Unter allen Jerusalemsdarstellungen ist diese eine besonders helle und lichterfüllte, vergleichbar nur noch mit MS 1191 von Christophorus Orimina (um 1360): Die Gelbtönung, die das Gold der Stadt visualisiert, mit den dazwischen liegenden blauen, roten und grünen Edelsteinen machen das Bild zu einem strahlenden Höhepunkt der Jerusalemsikonographie. Links, in rötlichem Gewand, wird der Seher Johannes von einem Engel vor die Stadt geführt, rechts unten sprudelt der Lebensfluss aus einem mittelalterlichen Abflussrohr. In zwei Eingängen stehen Heilige (Maria und Petrus), darüber, bereits in der Stadt, befinden sich weitere Heilige, in der Darstellung vom Byzantinismus beeinflusst. In ihrer Mitte, überwölbt von einem Giebel und mit einem Kreuznimbus versehen, erscheint im Halbprofil Christus. Zwei Türme an den Seiten rahmen die Stadtsilhouette und zwischen diesen kann man Bäume im Stadtinneren erahnen. In der Mitte scheint sich eine zweitürmige Kirche zu befinden, deren Tympanon die Christuserscheinung aufnimmt.

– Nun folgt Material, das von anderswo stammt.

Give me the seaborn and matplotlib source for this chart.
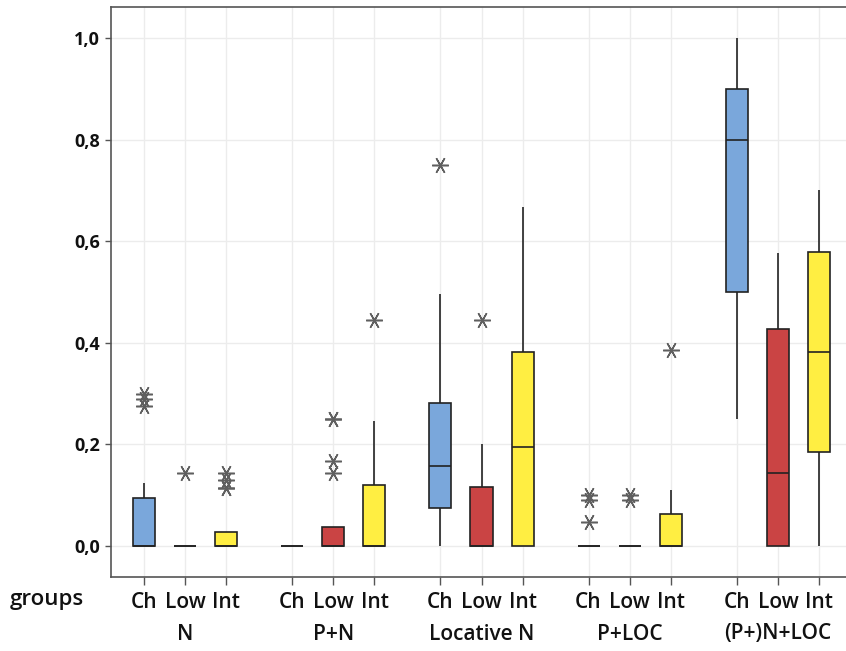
import numpy as np
import pandas as pd
import matplotlib
matplotlib.use("Agg")
import matplotlib.pyplot as plt
import matplotlib.transforms as mtransforms
from matplotlib.ticker import FuncFormatter
import seaborn as sns

# ---------------- data ----------------
groups = ['N', 'P+N', 'Locative N', 'P+LOC', '(P+)N+LOC']
levels = ['Ch', 'Low', 'Int']

# box statistics, order: group x level
whisker_low = [0.0, 0.0, 0.0,   0.0, 0.0, 0.0,    0.0, 0.0, 0.0,     0.0, 0.0, 0.0,   0.25, 0.0, 0.0]
q1          = [0.0, 0.0, 0.0,   0.0, 0.0, 0.0,    0.074, 0.0, 0.0,   0.0, 0.0, 0.0,   0.50, 0.0, 0.185]
median      = [0.0, 0.0, 0.0,   0.0, 0.0, 0.0,    0.158, 0.0, 0.194, 0.0, 0.0, 0.0,   0.80, 0.143, 0.382]
q3          = [0.094, 0.0, 0.028, 0.0, 0.037, 0.12, 0.282, 0.116, 0.381, 0.0, 0.0, 0.0625, 0.90, 0.428, 0.579]
whisker_high= [0.125, 0.0, 0.028, 0.0, 0.037, 0.247, 0.497, 0.20, 0.667, 0.0, 0.0, 0.11, 1.0, 0.577, 0.70]
outliers = [
    [0.276, 0.289, 0.30], [0.143], [0.114, 0.114, 0.13, 0.143],
    [], [0.143, 0.167, 0.25, 0.25], [0.444],
    [0.75], [0.444], [],
    [0.048, 0.091, 0.10], [0.091, 0.10], [0.385],
    [], [], [],
]

colors = {'Ch': '#7AA7DB', 'Low': '#CA4444', 'Int': '#FFEE42'}
ytick_values = [0.0, 0.2, 0.4, 0.6, 0.8, 1.0]

# ------------- rebuild observations matching the read statistics -------------
m = 5
rows = []
k = 0
for g in groups:
    for lv in levels:
        out = outliers[k]
        sample = ([whisker_low[k]] + [q1[k]] * m + [median[k]] * m + [q3[k]] * m
                  + [whisker_high[k]] + out + [q3[k]] * (m - 1 - len(out)))
        for v in sample:
            rows.append({'group': g, 'level': lv, 'value': v})
        k += 1
df = pd.DataFrame(rows)

# ---------------- figure ----------------
plt.rcParams['font.family'] = ['Open Sans', 'DejaVu Sans']
W, H = 846, 651
fig = plt.figure(figsize=(W / 100, H / 100), dpi=100)
ax = fig.add_axes([111 / W, 1 - 577 / H, 741 / W, 570 / H])

box_width = 0.834
sns.boxplot(
    data=df, x='group', y='value', hue='level',
    order=groups, hue_order=levels, palette=colors, saturation=1,
    width=box_width, gap=0.466, dodge=True,
    linecolor='#222222', linewidth=1.2, showcaps=False,
    flierprops=dict(marker=(6, 2, 30), markersize=12, markeredgecolor='#5f5f5f',
                    markerfacecolor='#5f5f5f', markeredgewidth=1.1, linestyle='none'),
    legend=False, ax=ax,
)

ax.set_xlim(-0.5, len(groups) - 0.5)
ax.set_ylim(-0.061, 1.061)

# ticks at each box position
n = len(levels)
offsets = [-box_width / 2 + box_width / (2 * n) + j * box_width / n for j in range(n)]
xticks = [i + o for i in range(len(groups)) for o in offsets]
ax.set_xticks(xticks)
ax.set_xticklabels(levels * len(groups))
ax.set_yticks(ytick_values)
ax.yaxis.set_major_formatter(FuncFormatter(lambda v, p: f"{v:.1f}".replace('.', ',')))

ax.set_xlabel('')
ax.set_ylabel('')

ax.grid(True, color='#ececec', linewidth=1.0)
ax.set_axisbelow(True)

for s in ['left', 'top', 'bottom']:
    ax.spines[s].set_color('#555555')
    ax.spines[s].set_linewidth(1.2)
ax.spines['right'].set_visible(False)

ax.tick_params(axis='x', length=6, width=1.0, color='#555555', pad=5,
               labelsize=15, labelcolor='#111111')
ax.tick_params(axis='y', length=4, width=1.0, color='#555555', pad=4,
               labelsize=13, labelcolor='#111111')
for lab in ax.get_yticklabels():
    lab.set_fontweight('bold')
for lab in ax.get_xticklabels():
    lab.set_fontweight('semibold')

trans = mtransforms.blended_transform_factory(ax.transData, ax.transAxes)
for i, g in enumerate(groups):
    ax.text(i, (577 - 634) / 570, g, transform=trans, ha='center', va='center',
            fontsize=15, fontweight='semibold', color='#111111')

fig.text(10 / W, 1 - 600 / H, 'groups', ha='left', va='center', fontsize=16,
         fontweight='semibold', color='#111111')

fig.savefig('out.png', dpi=100)
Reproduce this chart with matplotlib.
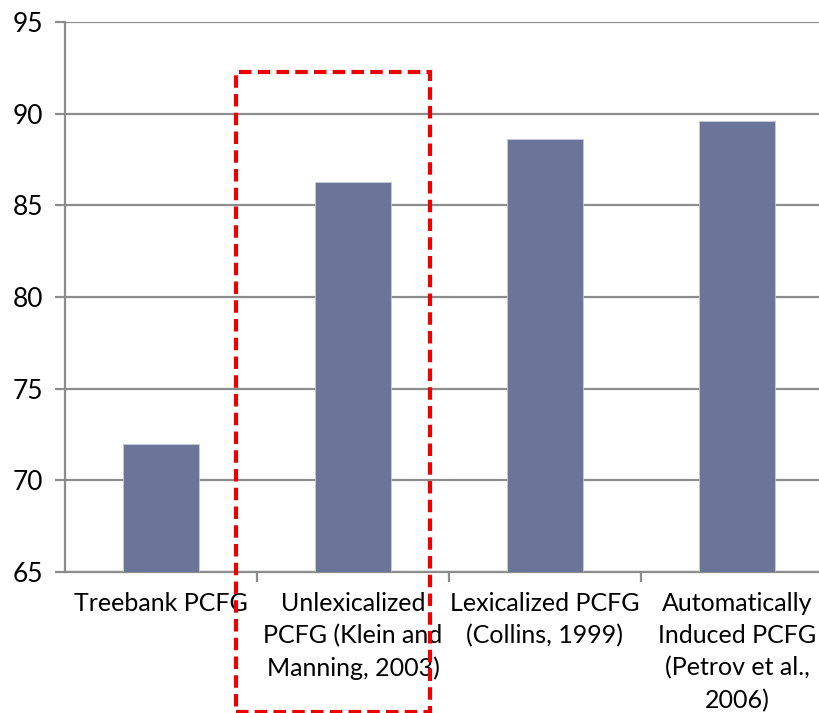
import matplotlib.pyplot as plt
from matplotlib.patches import Rectangle

# parsing F1 by model type
labels = [
    'Treebank PCFG',
    'Unlexicalized\nPCFG (Klein and\nManning, 2003)',
    'Lexicalized PCFG\n(Collins, 1999)',
    'Automatically\nInduced PCFG\n(Petrov et al.,\n2006)',
]
scores = [72.0, 86.3, 88.6, 89.6]
y_ticks = [65, 70, 75, 80, 85, 90, 95]

plt.rcParams['font.family'] = ['Lato', 'DejaVu Sans']

W, H = 819, 713
fig = plt.figure(figsize=(W / 100, H / 100), dpi=100)
ax = fig.add_axes([65 / W, (H - 572) / H, (833 - 65) / W, (572 - 22) / H])

grid_c = '#8c8c8c'
x = range(len(labels))
ax.bar(x, scores, width=0.4, bottom=0, color='#6b7599',
       edgecolor='#c8cad6', linewidth=0.6, zorder=3)

ax.set_xlim(-0.5, len(labels) - 0.5)
ax.set_ylim(65, 95)
ax.set_yticks(y_ticks)
ax.yaxis.grid(True, color=grid_c, linewidth=1.6, zorder=1)
ax.tick_params(axis='y', length=7, width=1.6, color=grid_c, labelsize=19, pad=9)

# category labels centred under bars, tick marks between categories
ax.set_xticks([i + 0.5 for i in range(len(labels) - 1)])
ax.set_xticklabels([])
ax.tick_params(axis='x', length=7, width=1.6, color=grid_c)
for i, lab in enumerate(labels):
    ax.text(i, 63.9, lab, ha='center', va='top', fontsize=18,
            linespacing=1.47, color='black')

for s in ['top', 'right']:
    ax.spines[s].set_visible(False)
for s in ['left', 'bottom']:
    ax.spines[s].set_color(grid_c)
    ax.spines[s].set_linewidth(1.6)

# highlight box around the unlexicalized model
box = Rectangle((0.391, 57.36), 1.01, 92.27 - 57.36, fill=False,
                edgecolor='#ee0000', linewidth=3, linestyle=(0, (3, 1.5)),
                clip_on=False, zorder=5)
ax.add_patch(box)

fig.savefig('out.png', dpi=100)
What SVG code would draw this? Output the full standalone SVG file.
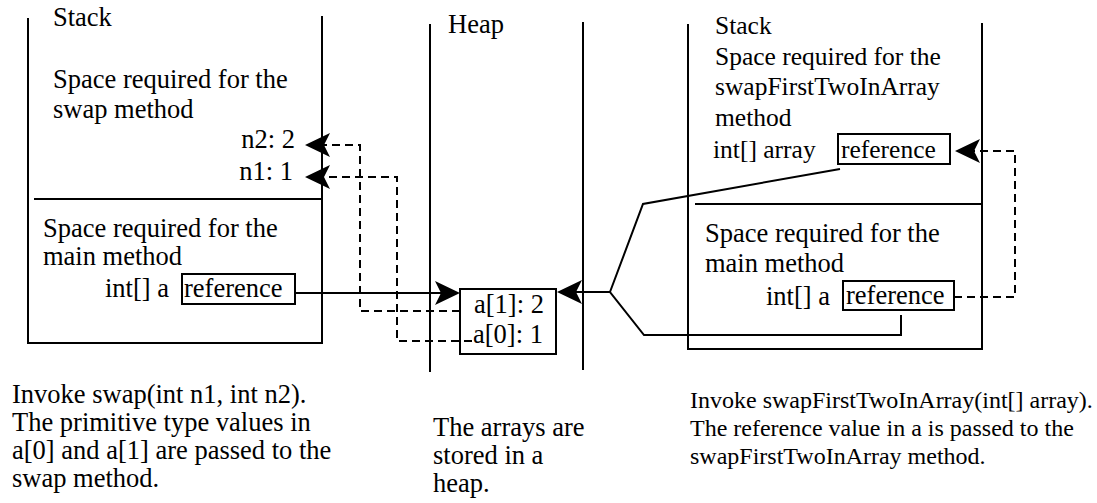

Die Abbildung ist einer Bibel der British Library entnommen (fol. 473r aus MS Add. 47672), die unter Graf Robert von Genf (1342-1394) angefertigt wurde. Robert von Genf wurde 1378 in Fondi von französischen und italienischen Kardinälen zum Papst Clemens VII. gewählt und war der Opponent von Papst Urban VI. (um 1318-1389). Da dieser Rom besetzt hielt, verlegte der neue Papst Clemens VII. seine Residenz in das südfranzösische Avignon. Um die eigene Herrschaft zu legitimieren, betätigte er sich vor allem als Mäzen. Im Laufe seiner Regentschaft entstanden prachtvolle Bauten und kostbare Miniaturen, wie diese italienisch-französische Bibelausgabe.
Cathleen Ann Fleck: Linking Jerusalem and Rome in the fourteenth century, in: Bianca Kühnel (Hrsg.): The real and ideal Jerusalem in Jewish, Christian and Islamic Art, Jerusalem 1998, S. 430-452.
Cathleen Ann Fleck: Papal politics of a Trecento Bible, Baltimore 1998.
Hana Sedinova: The precious stones of Heavenly Jerusalem in the medieval book illustration and their comparison with the wall incrustation in St. Wenceslas chapel, in: Artibus et Historiae, 21, 41, 2000, S. 31-47.
Cathleen Ann Fleck: When a Bible is not a Bible, in: Word and Image, 22, 3, 2006, S. 219-227.